2) Train each Logistic Regression model $M_{1}, \dots, M_{m}$ using Train Set and compute Areas Under ROC $AUC_{1}, \dots, AUC_{m}$.

3) Re-split the data again and compute the new $AUC_{1}, \dots, AUC_{m}$.(This is, basically, Monte-Carlo Cross Validation.)

Then, I am thinking to make boxplots for $AUC_{1}, \dots, AUC_{m}$ and choose the model $M_{i}$ which performs "better" according to the boxplots.

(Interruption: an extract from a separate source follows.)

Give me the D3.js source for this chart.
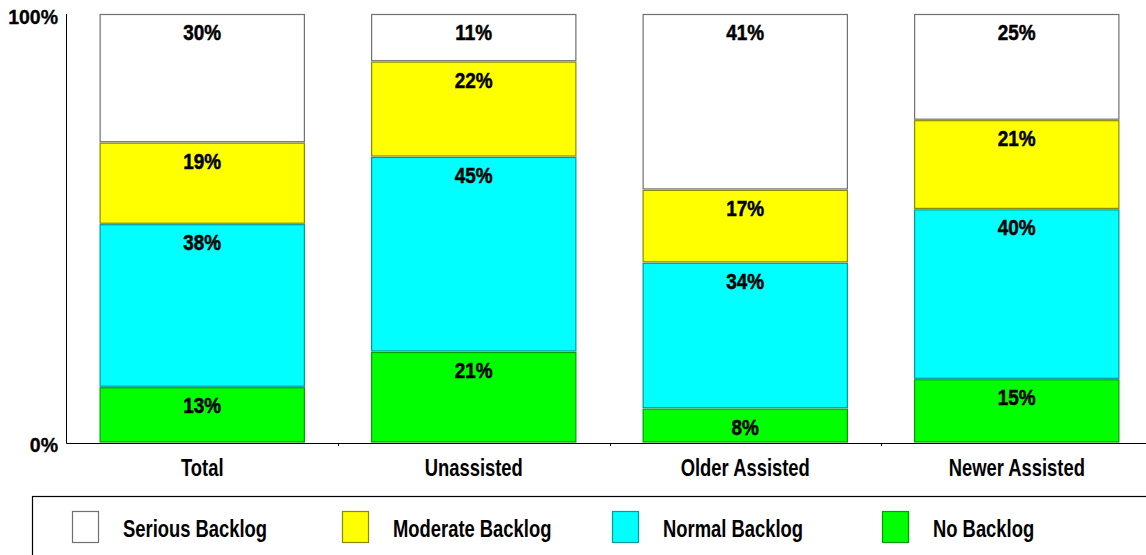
<!DOCTYPE html>
<html><head><meta charset="utf-8">
<script src="https://cdn.jsdelivr.net/npm/d3@7"></script>
<style>body{margin:0;background:#fff}svg{display:block}</style>
</head><body><svg id="c" width="1146" height="555"></svg>
<script>
const categories = ["Total", "Unassisted", "Older Assisted", "Newer Assisted"];
const seriesNames = ["No Backlog", "Normal Backlog", "Moderate Backlog", "Serious Backlog"];
const noBacklog = [13, 21, 8, 15];
const normalBacklog = [38, 45, 34, 40];
const moderateBacklog = [19, 22, 17, 21];
const seriousBacklog = [30, 11, 41, 25];
const yTicks = [0, 1];
const yTickLabels = ["0%", "100%"];
const legendOrder = ["Serious Backlog", "Moderate Backlog", "Normal Backlog", "No Backlog"];

const fills = {"No Backlog": "#00ff00", "Normal Backlog": "#00ffff", "Moderate Backlog": "#ffff00", "Serious Backlog": "#ffffff"};
const strokes = {"No Backlog": "#00a000", "Normal Backlog": "#009a9a", "Moderate Backlog": "#8a8a00", "Serious Backlog": "#707070"};

const rows = categories.map((c, i) => ({
  cat: c,
  "No Backlog": noBacklog[i],
  "Normal Backlog": normalBacklog[i],
  "Moderate Backlog": moderateBacklog[i],
  "Serious Backlog": seriousBacklog[i]
}));

const svg = d3.select("#c");
const x0 = 66.5, step = 271.5;
const x = d3.scaleBand().domain(categories).range([x0, x0 + step * 4]).paddingInner(0.244).paddingOuter(0.122);
const y = d3.scaleLinear().domain([0, 1]).range([443, 14]);

const stack = d3.stack().keys(seriesNames).offset(d3.stackOffsetExpand);
const layers = stack(rows);

const FONT = "'Liberation Sans', Arial, sans-serif";

// bars
const g = svg.append("g");
layers.forEach(layer => {
  const key = layer.key;
  g.selectAll(null).data(layer).enter().append("rect")
    .attr("x", d => x(d.data.cat) + 0.5)
    .attr("y", d => y(d[1]) + 0.5)
    .attr("width", x.bandwidth() - 1)
    .attr("height", d => Math.max(0, y(d[0]) - y(d[1]) - 1.5))
    .attr("fill", fills[key])
    .attr("stroke", strokes[key])
    .attr("stroke-width", 1.2);
});
// value labels
layers.forEach(layer => {
  const key = layer.key;
  g.selectAll(null).data(layer).enter().append("text")
    .attr("transform", d => `translate(${x(d.data.cat) + x.bandwidth() / 2},${y(d[1]) + 26}) scale(0.86,1)`)
    .attr("text-anchor", "middle")
    .attr("font-family", FONT)
    .attr("font-weight", "bold")
    .attr("font-size", 22)
    .attr("fill", "#000")
    .attr("stroke", "#000")
    .attr("stroke-width", 0.5)
    .text(d => d.data[key] + "%");
});

// axes lines
svg.append("line").attr("x1", x0).attr("x2", x0).attr("y1", 14).attr("y2", 443.5)
  .attr("stroke", "#000").attr("stroke-width", 1);
svg.append("line").attr("x1", x0).attr("x2", 1146).attr("y1", 443.5).attr("y2", 443.5)
  .attr("stroke", "#000").attr("stroke-width", 1.2);

// category boundary ticks
const bounds = categories.slice(1).map(c => x(c) - (x.step() - x.bandwidth()) / 2);
svg.selectAll(null).data(bounds).enter().append("line")
  .attr("x1", d => Math.round(d) + 0.5).attr("x2", d => Math.round(d) + 0.5)
  .attr("y1", 443).attr("y2", 446).attr("stroke", "#000");

// y tick labels
svg.selectAll(null).data(yTicks).enter().append("text")
  .attr("x", 58).attr("y", d => y(d) + (d === 0 ? 9 : 9.5))
  .attr("text-anchor", "end")
  .attr("font-family", FONT).attr("font-weight", "bold").attr("font-size", 19.5)
  .attr("stroke", "#000").attr("stroke-width", 0.3)
  .text((d, i) => yTickLabels[i]);

// category labels
svg.selectAll(null).data(categories).enter().append("text")
  .attr("transform", d => `translate(${x(d) + x.bandwidth() / 2},476) scale(0.8,1)`)
  .attr("text-anchor", "middle")
  .attr("font-family", FONT).attr("font-weight", "bold").attr("font-size", 23)
  .text(d => d);

// legend
svg.append("rect").attr("x", 32.5).attr("y", 496.5).attr("width", 1200).attr("height", 120)
  .attr("fill", "none").attr("stroke", "#000").attr("stroke-width", 1.2);
const lg = svg.selectAll(null).data(legendOrder).enter().append("g")
  .attr("transform", (d, i) => `translate(${72 + i * 270},0)`);
lg.append("rect").attr("x", 0.5).attr("y", 511.5).attr("width", 26).attr("height", 31)
  .attr("fill", d => fills[d]).attr("stroke", d => strokes[d]).attr("stroke-width", 1.2);
lg.append("text")
  .attr("transform", "translate(51,537) scale(0.8,1)")
  .attr("font-family", FONT).attr("font-weight", "bold").attr("font-size", 23)
  .text(d => d);
</script></body></html>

Is this correct way? Can I perform the same evaluation, but with Gini index? In my opinion it would make sense, but I haven't seen it in the literature. Also, intuitively I am not satisfied with just one split of the date, because every time we split it we get quite different result.

KimMik
  • 73

1 Answers1

0

One major issue with the ROCAUC is that it does not change upon applying monotonic transformations to the predictions. Thus, ROCAUC does not evaluate how accurate the predicted probabilities are (and your goal is to get accurate ones), just how well the two categories have their predictions separated.

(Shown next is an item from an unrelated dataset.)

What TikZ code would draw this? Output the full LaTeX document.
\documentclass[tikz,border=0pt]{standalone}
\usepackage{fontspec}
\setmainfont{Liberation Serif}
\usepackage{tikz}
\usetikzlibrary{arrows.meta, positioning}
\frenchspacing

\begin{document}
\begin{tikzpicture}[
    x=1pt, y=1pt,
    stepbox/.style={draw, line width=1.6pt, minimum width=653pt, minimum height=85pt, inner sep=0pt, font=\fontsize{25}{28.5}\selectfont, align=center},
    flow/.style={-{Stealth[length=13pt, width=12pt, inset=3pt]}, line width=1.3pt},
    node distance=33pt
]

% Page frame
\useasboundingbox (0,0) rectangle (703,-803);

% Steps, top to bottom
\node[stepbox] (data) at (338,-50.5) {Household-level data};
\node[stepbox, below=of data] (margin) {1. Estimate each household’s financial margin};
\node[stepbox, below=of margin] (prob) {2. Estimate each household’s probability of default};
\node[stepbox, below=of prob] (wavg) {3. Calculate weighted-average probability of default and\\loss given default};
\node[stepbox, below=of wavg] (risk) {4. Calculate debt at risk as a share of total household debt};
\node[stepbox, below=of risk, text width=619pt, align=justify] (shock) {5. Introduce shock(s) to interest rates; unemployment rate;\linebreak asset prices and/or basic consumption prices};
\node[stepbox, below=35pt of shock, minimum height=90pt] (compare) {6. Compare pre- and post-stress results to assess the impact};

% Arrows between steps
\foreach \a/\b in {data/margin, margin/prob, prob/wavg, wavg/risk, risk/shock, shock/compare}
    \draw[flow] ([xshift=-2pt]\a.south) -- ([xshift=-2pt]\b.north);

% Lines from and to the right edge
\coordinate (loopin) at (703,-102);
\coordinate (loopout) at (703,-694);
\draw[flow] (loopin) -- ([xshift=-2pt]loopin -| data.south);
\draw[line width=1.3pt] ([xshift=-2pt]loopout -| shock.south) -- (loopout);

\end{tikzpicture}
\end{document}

Thus, as the comments describe, ROCAUC probably is not the performance metric you want to assess.

However, there are two common performance metrics that do get after the probabilities: Brier score and log loss ("crossentropy loss" in some circles). Both of these are examples of the strictly proper scoring rules that are discussed here.

$$ \text{Brier Score} = \overset{N}{\underset{i=1}{\sum}}\left( y_i-\hat y_i \right)^2\\ \text{Log Loss} = -\dfrac{1}{N}\overset{N}{\underset{i=1}{\sum}}\left( y_i\log(\hat y_i) + (1-y_i)\log(1 - \hat y_i) \right) $$

A reasonable criticism of both the Brier score and log loss is that they are difficult to interpret. To that, I respond:

  1. You are just comparing models, where all that matters is the relative performance instead of any absolute sense of performance.

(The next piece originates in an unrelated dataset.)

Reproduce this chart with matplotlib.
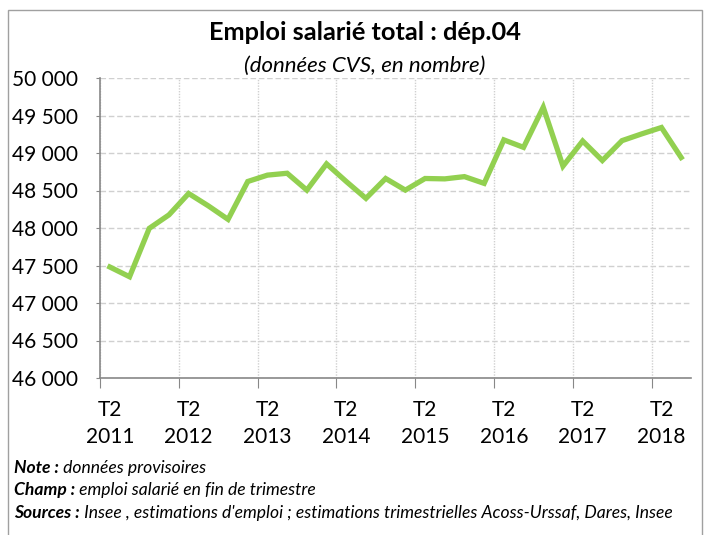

  2. Without a context, it is quite difficult to decide what qualifies as good performance.

  3. Both the Brier score and log loss can be transformed to give values that are analogous to the $R^2$ of linear regression fame. These are the Efron and McFadden pseudo $R^2$ values, respectively, discussed by UCLA. I also give the equations below.

$$ R^2_{\text{Efron}} = 1-\left(\dfrac{ \overset{N}{\underset{i=1}{\sum}}\left( y_i-\hat y_i \right)^2 }{ \overset{N}{\underset{i=1}{\sum}}\left( y_i-\bar y \right)^2 }\right)\\ R^2_{\text{McFadden}} = 1-\left(\dfrac{ \overset{N}{\underset{i=1}{\sum}}\left( y_i\log(\hat y_i) + (1-y_i)\log(1 - \hat y_i) \right) }{ \overset{N}{\underset{i=1}{\sum}}\left( y_i\log(\bar y) + (1-y_i)\log(1 - \bar y) \right) }\right) $$

Above, the $y_i$ are the true categories, coded as either $0$ or $1$; the $\hat y_i$ are the predicted probabilities of category $1$; and $\bar y$ is the unconditional probability of membership in category $1$ (so just the proportion of $1$s out of all instances).

Finally, I recommend a read of Benavoli et al. (JMLR 2017) for comparing models on multiple sets of out-of-sample comparisons.$^{\dagger}$ While the article makes a case for using Bayesian methods, it also discusses classical approaches.

REFERENCE

Benavoli, Alessio, et al. "Time for a change: a tutorial for comparing multiple classifiers through Bayesian analysis." The Journal of Machine Learning Research 18.1 (2017): 2653-2688.

$^{\dagger}$As one of the comments remarks, there are legitimate reasons not to like out-of-sample predictions unless the sample size is quite large.

Dave
  • 62,186